Love frees us to do what what we need to do. And when we feel we have a place to come home to, we have the confidence to leave home behind and explore the world (or at least what lies in the woods in the backyard.). No matter where you live in this country America is your backyard: don’t you feel that?
You should understand that I never expected to ever say the word “hometown” out loud without a detectable tone of cynicism, or to ever use the word possessively. I grew up a ‘service brat,’ living in a different home every two years or so, and loving it. I carried my home with me, on back, in my head and heart. And though at times I felt isolated – apart from those I met who had lived in the same town for years, decades, generations – I always felt at home wherever I was, whether I was accepted or not.
So the notion of ‘hometown’ for me, was always a quaint and almost irrelevant concept.
But then I became a husband, then a father, and then a homeowner living in what our local Chamber of Commerce calls, “America’s Hometown.” When I first moved here, now over 30 years ago, I laughed derisively at that notion. I lived in Plymouth but I didn’t feel I was a “Plymouthean” much less a Pilgrim. It’s a very large town and when I went downtown, saw the “Rock” or visited Plimoth Plantation I felt very much like a tourist.
The real change began when I became responsible for telling my fellow Plymoutheans what was going on in their community. First as a columnist, then a full time reporter for the almost 200-year old newspaper, the Old Colony Memorial, I began to get to know the people of Plymouth. Then on January 1, 2013, I got up around 4:30 in the morning and went out to take a photograph of the sunrise on the first day of the year. It was a beautiful morning: snow covered the ground, the temperature was well below freezing, but the sky was only partially occluded by clouds and you could already see that it would be a beautiful sunrise. I made my way to the coast – to a spot called Ellisville Harbor – and after parking trudged through the snow, down to the water’s edge, and took a few photographs.
364 days later 500 people joined me at Plimoth Plantation for the 365th sunrise picture of Plymouth that year. In that year I discovered an amazingly beautiful community and the people who lived here and realized that I felt a part of this community, felt indeed to be a part of the land – the ponds, ocean, marshes, Pine Barrens and the people.

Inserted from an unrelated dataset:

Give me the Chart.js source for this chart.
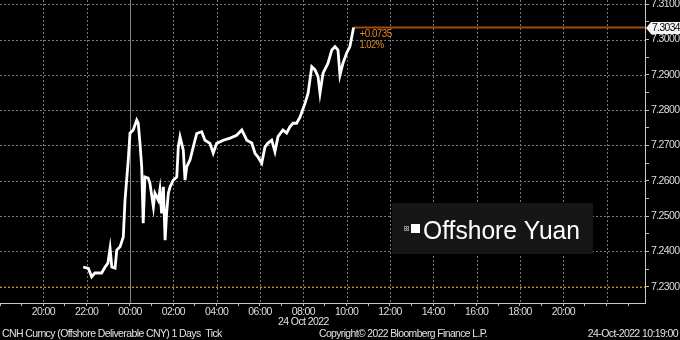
<!DOCTYPE html>
<html><head><meta charset="utf-8">
<script src="https://cdn.jsdelivr.net/npm/chart.js@4.4.0/dist/chart.umd.min.js"></script>
<style>html,body{margin:0;padding:0;background:#000;}#wrap{width:680px;height:340px;}</style>
</head><body><div id="wrap"><canvas id="c" width="680" height="340"></canvas></div>
<script>
// hours relative to 00:00 on 24 Oct 2022 (negative = 23 Oct)
const hours = [-2.16,-1.92,-1.77,-1.62,-1.31,-1.15,-1.02,-0.92,-0.84,-0.69,
  -0.61,-0.46,-0.31,-0.23,-0.08,0,0.15,0.31,0.38,0.46,
  0.54,0.61,0.69,0.84,0.92,1.08,1.15,1.31,1.38,1.46,
  1.54,1.62,1.69,1.77,1.85,2.00,2.16,2.23,2.31,2.46,
  2.54,2.62,2.77,2.92,3.08,3.31,3.46,3.69,3.84,4.00,
  4.31,4.62,4.92,5.16,5.39,5.62,5.77,5.91,6.08,6.23,
  6.37,6.54,6.69,6.83,7.06,7.23,7.38,7.52,7.69,7.85,
  8.08,8.22,8.39,8.54,8.68,8.77,8.91,9.14,9.31,9.46,
  9.60,9.69,9.83,10.00,10.15,10.32];
const prices = [7.2356,7.2352,7.2328,7.2339,7.2339,7.2356,7.2367,7.2409,7.2356,7.2353,
  7.2404,7.2413,7.2441,7.2545,7.2659,7.2735,7.2744,7.2772,7.2763,7.2707,
  7.2640,7.2480,7.2611,7.2608,7.2593,7.2526,7.2565,7.2545,7.2574,7.2508,
  7.2583,7.2432,7.2508,7.2565,7.2583,7.2602,7.2611,7.2696,7.2725,7.2687,
  7.2602,7.2640,7.2659,7.2696,7.2734,7.2739,7.2715,7.2706,7.2678,7.2706,
  7.2715,7.2721,7.2729,7.2744,7.2715,7.2707,7.2678,7.2667,7.2650,7.2696,
  7.2707,7.2715,7.2682,7.2725,7.2744,7.2735,7.2753,7.2763,7.2763,7.2781,
  7.2820,7.2848,7.2923,7.2914,7.2895,7.2848,7.2905,7.2933,7.2970,7.2980,
  7.2970,7.2899,7.2933,7.2962,7.2980,7.3034];
const prevClose = 7.2299;
const lastPrice = prices[prices.length - 1];
const xMin = -6, xMax = 23.77;
const yMin = 7.2254, yMax = 7.3112;
const xLabelFirst = -4, xLabelLast = 20;
const seriesName = 'Offshore Yuan';
const dateLabel = '24 Oct 2022';
const footLeft = 'CNH Curncy (Offshore Deliverable CNY) 1 Days  Tick';
const footMid = 'Copyright\u00A9 2022 Bloomberg Finance L.P.';
const footRight = '24-Oct-2022 10:19:00';

const FONT = "'Liberation Sans', Arial, sans-serif";
const SPACING = '-0.6px';
const GRID = '#7a7a7a';
function hh(v){ const h = ((Math.round(v) % 24) + 24) % 24; return (h < 10 ? '0' : '') + h + ':00'; }
function isMajorY(v){ return Math.abs(v*100 - Math.round(v*100)) < 1e-6; }
function isGridX(v){ return Math.round(v) % 2 === 0 && v > xMin && Math.round(v) !== 0; }

const overlay = {
  id: 'overlay',
  beforeUpdate(chart){ chart.ctx.letterSpacing = SPACING; },
  beforeDraw(chart){ chart.ctx.letterSpacing = SPACING; },
  beforeDatasetsDraw(chart){
    const {ctx, chartArea: a} = chart;
    const xs = chart.scales.x, ys = chart.scales.y;
    ctx.save();
    ctx.strokeStyle = GRID; ctx.lineWidth = 1; ctx.setLineDash([2, 2]);
    ctx.beginPath();
    xs.ticks.forEach(t => { if (isGridX(t.value)) { const p = Math.round(xs.getPixelForValue(t.value)) + 0.5; ctx.moveTo(p, a.top); ctx.lineTo(p, a.bottom); } });
    ys.ticks.forEach(t => { if (isMajorY(t.value)) { const p = Math.round(ys.getPixelForValue(t.value)) + 0.5; ctx.moveTo(a.left, p); ctx.lineTo(a.right, p); } });
    ctx.stroke();
    ctx.setLineDash([]);
    const px = Math.round(xs.getPixelForValue(0)) + 0.5;
    ctx.strokeStyle = '#808080';
    ctx.beginPath(); ctx.moveTo(px, a.top); ctx.lineTo(px, a.bottom); ctx.stroke();
    ctx.restore();
  },
  afterDraw(chart){
    const {ctx, chartArea: a} = chart;
    const xs = chart.scales.x, ys = chart.scales.y;
    const lx = xs.getPixelForValue(hours[hours.length-1]);
    const ly = ys.getPixelForValue(lastPrice);
    ctx.save();
    ctx.letterSpacing = SPACING;
    const chg = lastPrice - prevClose;
    ctx.fillStyle = '#e08a1c';
    ctx.font = '10.5px ' + FONT;
    ctx.textAlign = 'left'; ctx.textBaseline = 'middle';
    ctx.fillText((chg >= 0 ? '+' : '') + chg.toFixed(4), lx + 6, ly + 7, 32);
    ctx.fillText((chg / prevClose * 100).toFixed(2) + '%', lx + 6, ly + 18, 24);
    const tx = a.right + 1, ty = Math.round(ly);
    ctx.fillStyle = '#f4f4f4';
    ctx.beginPath();
    ctx.moveTo(tx, ty);
    ctx.lineTo(tx + 5, ty - 6);
    ctx.lineTo(680, ty - 6);
    ctx.lineTo(680, ty + 6);
    ctx.lineTo(tx + 5, ty + 6);
    ctx.closePath(); ctx.fill();
    ctx.fillStyle = '#000';
    ctx.font = '10.5px ' + FONT;
    ctx.fillText(lastPrice.toFixed(4), tx + 6, ty + 0.5, 28);
    ctx.fillStyle = '#161616';
    ctx.fillRect(392, 203, 201, 51);
    ctx.strokeStyle = '#8a8a8a'; ctx.lineWidth = 1;
    ctx.strokeRect(404.5, 226.5, 4, 4);
    ctx.beginPath(); ctx.moveTo(405, 228.5); ctx.lineTo(408, 228.5); ctx.moveTo(406.5, 227); ctx.lineTo(406.5, 230); ctx.stroke();
    ctx.fillStyle = '#ffffff';
    ctx.fillRect(411, 224, 9, 9);
    ctx.letterSpacing = '0px';
    ctx.font = '26px ' + FONT;
    ctx.textBaseline = 'alphabetic';
    ctx.fillText(seriesName, 423, 238.5, 157);
    ctx.letterSpacing = SPACING;
    ctx.fillStyle = '#e2e2e2';
    ctx.font = '10.5px ' + FONT;
    ctx.textBaseline = 'middle';
    ctx.textAlign = 'center';
    ctx.fillText(dateLabel, xs.getPixelForValue(8), 322, 51);
    ctx.textAlign = 'left';
    ctx.fillText(footLeft, 2, 334, 220);
    ctx.fillText(footMid, 319, 334, 168);
    ctx.textAlign = 'right';
    ctx.fillText(footRight, 678, 334, 91);
    ctx.restore();
  }
};

new Chart(document.getElementById('c'), {
  type: 'line',
  data: {
    datasets: [
      { data: hours.map((h, i) => ({x: h, y: prices[i]})), borderColor: '#ffffff', borderWidth: 2.8,
        pointRadius: 0, tension: 0, fill: false, order: 1 },
      { data: [{x: hours[hours.length-1], y: lastPrice}, {x: xMax, y: lastPrice}], borderColor: '#a04c0c',
        borderWidth: 2, pointRadius: 0, order: 2 },
      { data: [{x: xMin, y: prevClose}, {x: xMax, y: prevClose}], borderColor: '#ff8c00',
        borderWidth: 1, borderDash: [2, 2], pointRadius: 0, order: 3 }
    ]
  },
  options: {
    responsive: false, animation: false, devicePixelRatio: 1,
    layout: { padding: 0 },
    plugins: { legend: { display: false }, tooltip: { enabled: false } },
    scales: {
      x: {
        type: 'linear', min: xMin, max: xMax,
        ticks: { stepSize: 1, includeBounds: false, autoSkip: false, maxRotation: 0, minRotation: 0,
          color: '#dedede', font: { family: FONT, size: 10.5 }, padding: 0,
          callback: (v) => (Math.round(v) % 2 === 0 && v >= xLabelFirst && v <= xLabelLast) ? hh(v) : '' },
        grid: { drawOnChartArea: false, color: '#bdbdbd', tickColor: '#bdbdbd', tickLength: 3, lineWidth: 1 },
        border: { color: '#c8c8c8', width: 1 },
        afterFit: (s) => { s.height = 37; s.paddingLeft = 0; s.paddingRight = 0; }
      },
      y: {
        type: 'linear', position: 'right', min: yMin, max: yMax,
        ticks: { stepSize: 0.005, includeBounds: false, autoSkip: false, color: '#dedede',
          font: { family: FONT, size: 10.5 }, padding: 2,
          callback: (v) => isMajorY(v) ? v.toFixed(4) : '' },
        grid: { drawOnChartArea: false, color: '#bdbdbd', tickColor: '#bdbdbd', tickLength: 4, lineWidth: 1 },
        border: { color: '#c8c8c8', width: 1 },
        afterFit: (s) => { s.width = 35; s.paddingTop = 0; s.paddingBottom = 0; }
      }
    }
  },
  plugins: [overlay]
});
</script></body></html>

To my amazement I felt that Plymouth was my home town.
And that’s why I am going to leave it for a year? I know it sounds crazy but yes: the discovery of my hometown has made me want, and given me the confidence, to explore the very notion of home, and hometown, and what it means to me, and where it comes from, and what others across the country feel about the idea, and about their own homes and hometowns. And as I walk across the country I hope – and believe – that people will affirm the value of home by donating to help the homeless.
There is so much more to this, but put simply: I am going away, and then WalkingHome.